Old Favorites

11/25/2013
My first blog VARDO FOR TWO (begun in 2008) is now re-opened. Link here to see what it was like to rebuild our life after homelessness.

6/2/2013
Langley, Washington
Not quite twenty years ago, but close enough to round up to it, I wrote a column for the local independent newspaper. The paper was new to the town, and the town back then was just that. A small town. My career in the corporate world had ended, and my marriage ... that, too.

Today Pete and I were hunting through black garbage bags wrapped around boxes of stuff looking for an old photo album. As diligent as my husband is about rummaging through things he couldn't find the album. Gone, too. Instead we did find an album filled with pictures, cards and a copy of the last column I wrote for the Mukilteo Beacon on July 20, 1994. I was leaving that town about to wind my way back from whence I had come move than twenty years earlier.

Makua O'o, this blog, is part of my current present. It changes and chances to include things lived now, or yesterday, or a hundred years past. I write it down. Who knew that I would be writing from the woods of Whidbey Island and sharing this old favorite about a time not long ago and not very far away? Who knew? I think it was the moon.


Mukilteo Beacon-July 20, 1994
Culture ... We all have it!

We share the moon ... and more
By Yvonne Mokihana Brown

Mukilteo moons are a captivating sight. From the corner railing of Doug and Lois's balcony we watched the first sliver of golden moon light the sky over Whidbey Island. I have watched this moon hundres of times before, but this July moon was the stuff of soul-making.

I will call up this memory when the need for friends and love of special places leaps fro me. Moving away from this good meeting place requires soaking up moments like viewing a Mukilteo moon.

As I peck out my thoughts from the Smith Corona, I look up to see the wall of cardboard boxes stacked and waiting to cross the Pacific with me on my trek back to Kuliouou Valley. During the past month I have sat with, sorted, boxed or tossed the evidence of 23 years in Mukilteo.

The recycled paper stock in many shapes and colors are witness to the fact that much of life does indeed get reshaped, reused and redistributed. But how resistant I was to give up the products of my creativity. An inventory of the cardboard wall tells me that BOOKS are import to me. More than half of the boxes are filled with history, myth, philosophy, psychology, poetry and journals.

No furniture, except for my computer and TV, travels with me. Instead, each of the pieces I had sat with, sat on, lived with, slept on, has been "hanai-ed" ... adopted out, to live with friends who I know will care for them until I need or want them again.
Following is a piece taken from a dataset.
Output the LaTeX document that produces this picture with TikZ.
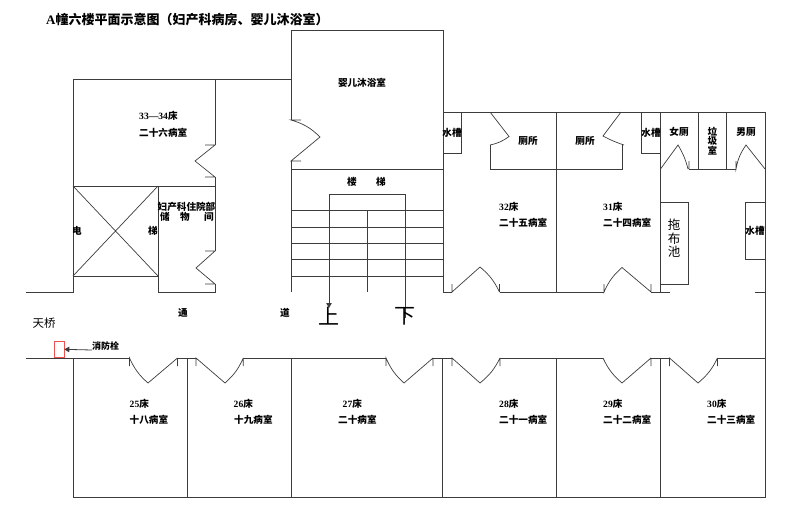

My little blue table and chairs from which I filled two journals each morning and evening during the past six months now live with Nikki, my Christmas day birthday girl. I have watched her grow, and know she will continue to fill journals of her own at this table.

Her brother Wayne cares for the large zebra skin drum. I am confident his strong yet gentle young hands will send warm sounds from my old friend. The tiny zebra skin drum has a place of honor on the LaMascus hearth.

Kela, the son of the Moi, lives with the beautiful parquet coffee table. When I saw his large hand run softly over the top of the table, I knew, 'that table is Kela's."

Flory needed a futon. I had one. Roy needed a bed for Dad. I had one of those, too.

Once the decision to let go was made, much space was available. The energy spent clinging was replaced with a wonderful sense of lightness. Hmm, freedom.

This is the last column I will write from Mukilteo. But my connection with Mukilteo will continue across the grand Pacific. "Culture...We All Have It!" evolves. I will write from Kuliouou Valley and include you the community of Mukilteo in that exploding definition of culture I so passionately believe is vital to humanity.

Look up at that Mukiteo sky as the moon rises over Whidbey. Soak it up. I too will view the moon, from the valley of Kuliouou. Together, you in this good meeting place and I in the valley of the protruding knee will share a common thread...joining cultures and remembering there are so many different places from which to view the same moon.